Does the distance increase as the polarity increases?

Question

According to the dipole moment's definition, as polarity increases, the distance between the centres of positive and negative charges increases. In the ionic bond, as the polarity is maximum, the distance between the two charged centres is maximum. Is this concept correct? If not, what is the relationship between distance and polarity?

Answer 1

The dipole moment $\vec\mu$ is

$$\vec\mu = q\cdot\vec d,$$

where $q$ is the magnitude of charge on any particle and $\vec d$ is the distance between them. This must imply that if charge increases or distance between the charges increases, dipole moment increases. The larger the dipole moment, the greater the polarity.

Actually when the more electronegative elements pulls electrons, the partial charge, $q\le e$, increases and in case of $100\,\%$ polar compound, $q=e,$ whereas in $100\,\%$ covalent compounds $q = 0.$

So, you can see dipole moment and polarity is maximum for ionic compounds. But if two atoms have greater bond length, surely dipole moment and polarity increases.

Answer 2

I'm not sure if the guideline actually works out in empirical observations. There are at least two factors affecting bond length - atomic radii - and polarity of the bond. A more polar bond will have a less even distribution of electrons. The electron density will generally be closer to the more electronegative atom. This isolation of electrons may have the effect of "stretching" the bond.

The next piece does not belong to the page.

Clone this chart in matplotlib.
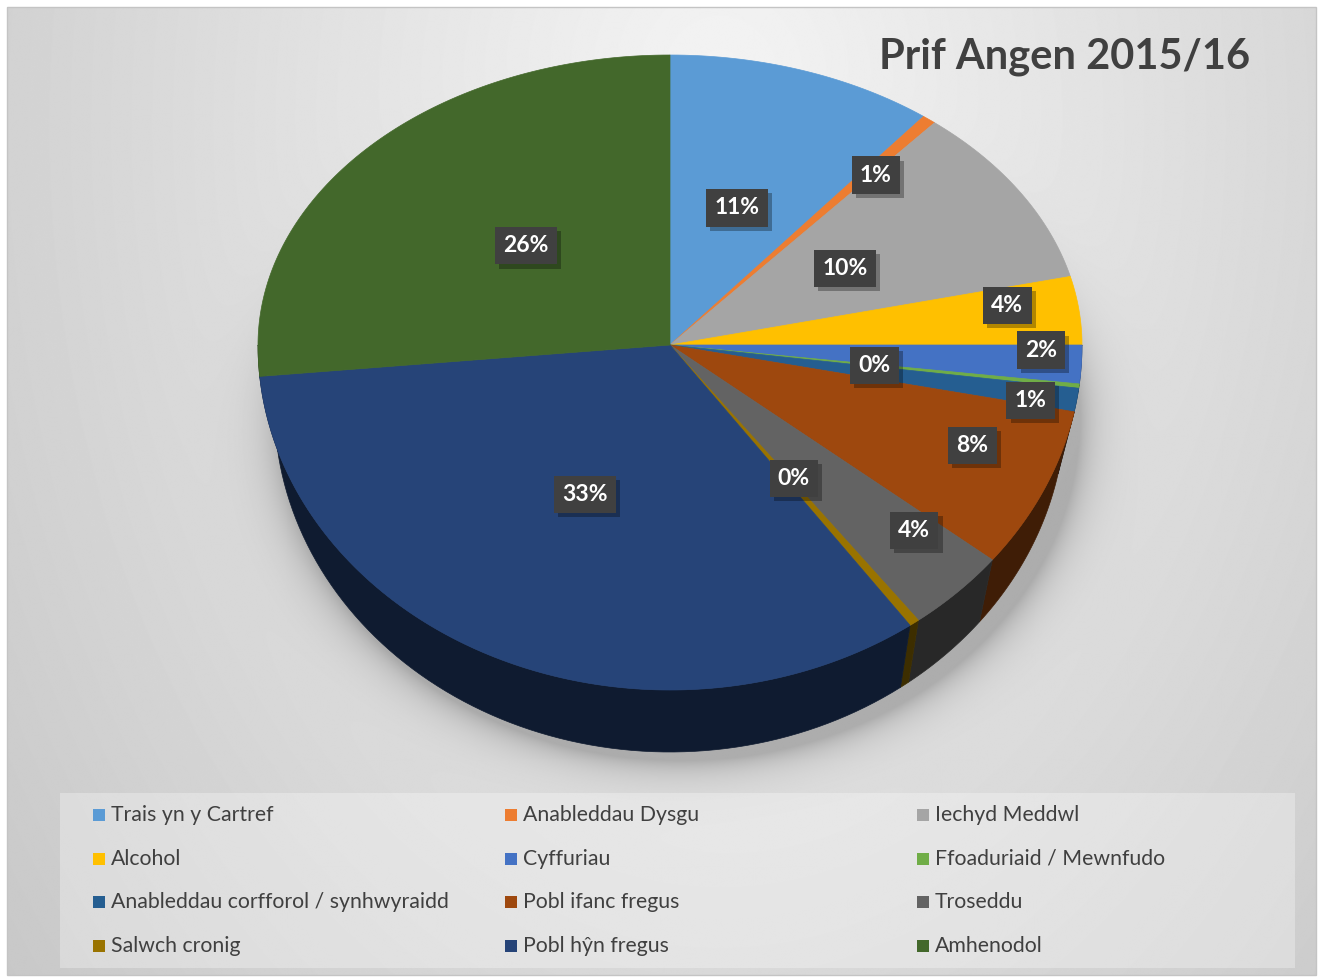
import numpy as np
import matplotlib.pyplot as plt
from matplotlib.patches import Polygon, Rectangle
from matplotlib import patheffects
import matplotlib.colors as mcolors

# data (share of cases, %), clockwise from 12 o'clock
categories = ['Trais yn y Cartref', 'Anableddau Dysgu', 'Iechyd Meddwl',
              'Alcohol', 'Cyffuriau', 'Ffoaduriaid / Mewnfudo',
              'Anableddau corfforol / synhwyraidd', 'Pobl ifanc fregus',
              'Troseddu', 'Salwch cronig', 'Pobl hŷn fregus', 'Amhenodol']
shares = [10.55, 0.55, 10.1, 3.8, 1.8, 0.2, 1.1, 7.6, 4.0, 0.4, 33.45, 26.45]
colors = ['#5B9BD5', '#ED7D31', '#A5A5A5', '#FFC000', '#4472C4', '#70AD47',
          '#255E91', '#9E480E', '#636363', '#997300', '#264478', '#43682B']

# label placement (fraction of radius, angular nudge in degrees)
label_r = [0.5, 0.77, 0.5, 0.83, 0.9, 0.5, 0.89, 0.79, 0.8, 0.49, 0.48, 0.49]
label_nudge = [0, 1.5, 0, -2.6, -2.3, 0, 1.2, -3.2, -3.5, -1.5, 1, 2]

W, H = 1323, 977
fig = plt.figure(figsize=(W / 100, H / 100), dpi=100)
ax = fig.add_axes([0, 0, 1, 1])
ax.set_xlim(0, W)
ax.set_ylim(H, 0)
ax.axis('off')

FONT = ['Lato', 'DejaVu Sans']

# pie geometry in pixels (fake 3D: tilted top, extruded wall)
cx, cy = 670, 345
rx, ry_up, ry_dn = 412, 290, 345
depth = 62
shrink = 0.96


def rim(t, r=1.0, drop=0.0, sx=1.0):
    s, c = np.sin(t), np.cos(t)
    ry = np.where(c > 0, ry_up, ry_dn)
    return cx + r * sx * rx * s, cy + drop - r * ry * c


# background gradient + soft shadow under the pie
yy, xx = np.mgrid[0:H, 0:W].astype(float)
d = np.sqrt(((xx - 720) / 900) ** 2 + ((yy - 120) / 1300) ** 2)
bg = 0.96 - 0.17 * d
sy = np.where(yy < cy + depth + 8, ry_up, ry_dn)
rho = np.sqrt(((xx - cx - 10) / (rx * 0.98)) ** 2 + ((yy - cy - depth - 8) / sy) ** 2)
bg = bg - 0.2 * np.exp(-np.clip(rho - 1, 0, None) / 0.05)
ax.imshow(np.clip(bg, 0, 1), cmap='gray', vmin=0, vmax=1,
          extent=(7, W - 7, H - 2, 7), zorder=0, aspect='auto')
ax.add_patch(Rectangle((7, 7), W - 14, H - 9, fill=False,
                       edgecolor='#c4c4c4', lw=1, zorder=1))

# slice angles
fr = np.array(shares) / np.sum(shares)
ends = np.cumsum(fr) * 2 * np.pi
starts = ends - fr * 2 * np.pi

# walls (front half only)
for a1, a2, col in zip(starts, ends, colors):
    lo, hi = max(a1, np.pi / 2), min(a2, 1.5 * np.pi)
    if hi <= lo:
        continue
    t = np.linspace(lo, hi, 80)
    xt, yt = rim(t)
    xb, yb = rim(t[::-1], drop=depth, sx=shrink)
    dark = tuple(np.array(mcolors.to_rgb(col)) * 0.4)
    ax.add_patch(Polygon(np.column_stack([np.r_[xt, xb], np.r_[yt, yb]]),
                         closed=True, facecolor=dark, edgecolor=dark,
                         lw=0.5, zorder=3))

# top face
for a1, a2, col in zip(starts, ends, colors):
    t = np.linspace(a1, a2, max(int((a2 - a1) * 60), 4))
    xt, yt = rim(t)
    pts = np.column_stack([np.r_[cx, xt], np.r_[cy, yt]])
    ax.add_patch(Polygon(pts, closed=True, facecolor=col, edgecolor=col,
                         lw=0.5, zorder=4))

# data labels
for a1, a2, v, r, nd in zip(starts, ends, shares, label_r, label_nudge):
    tm = (a1 + a2) / 2 + np.radians(nd)
    lx, ly = rim(tm, r=r)
    lab = ax.text(lx, ly, f'{int(np.round(v))}%', ha='center', va='center',
                  fontsize=16.5, fontweight='bold', color='white', family=FONT,
                  bbox=dict(boxstyle='square,pad=0.36', facecolor='#404040',
                            edgecolor='#404040', lw=0), zorder=6)
    lab.get_bbox_patch().set_path_effects([
        patheffects.withSimplePatchShadow(offset=(3, -3), shadow_rgbFace='black',
                                          alpha=0.3),
        patheffects.Normal()])

# title
ax.text(1250, 57, 'Prif Angen 2015/16', ha='right', va='center',
        fontsize=30, fontweight='bold', color='#404040', family=FONT, zorder=6)

# legend (row-major, 3 columns)
ax.add_patch(Rectangle((60, 793), 1235, 175, facecolor='white', alpha=0.3,
                       lw=0, zorder=1))
for i, (name, col) in enumerate(zip(categories, colors)):
    row, c = divmod(i, 3)
    x0 = 93 + c * 412
    y0 = 815 + row * 43.7
    ax.add_patch(Rectangle((x0, y0 - 6), 12, 12, facecolor=col, lw=0, zorder=6))
    ax.text(x0 + 18, y0, name, ha='left', va='center', fontsize=15.3,
            color='#404040', family=FONT, zorder=6)

fig.savefig('out.png', dpi=100, facecolor='white')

Consider the following two molecules, both of which are linear and polar:

From polarity considerations alone, we might expect the $\ce{H-F}$ bond to be longer than the $\ce{H-Cl}$ bond because fluorine is more electronegative than chlorine. However, chlorine is a bigger atom than fluorine by nature of having additional sublevels of electrons.

Also, consider the below data: bond length actually increases with decreasing polarity (quantified through dipole moments).

Fluoromethane Bond length 136pm, Bond strength 108 kcal/mol, Dipole moment (D) 1.85

Bromomethane Bond length 178pm, Bond strength 84 kcal/mol, Dipole moment (D) 1.87

Chloromethane Bond length 193pm, Bond strength 70 kcal/mol, Dipole moment (D) 1.81

Iodomethane Bond length 214pm, Bond strength 56 kcal/mol, Dipole moment (D) 1.62

The unfortunate thing about your guideline is that I thought that it would work at least across periods - in which atomic size stays relatively constant. However, the facts do not fit the case. Consider $\ce{H-N}$ and $\ce{H-O}$. Oxygen is more electronegative than nitrogen; we'd expect the $\ce{H-O}$ bond to be more polar, and thus longer than the $\ce{H-N}$, at least according to your guideline. The opposite is actually true; the $\ce{H-O}$ bond is actually shorter than the $\ce{H-N}$ bond.

Answer 3

The bond length decreases as polarity increases because in a polar bond, one side is partially negative and one side is partially positive, so these two sides attract even more, get closer together, and the bond length decreases. So, more polarity means more attraction (or attractive pull), which brings the atoms closer together, hence decreasing the bond length.

That is why when there is more difference in electronegativity between atoms, their bond length is shorter; when there is more difference in electronegativity, there is more polarity, and shorter bond length.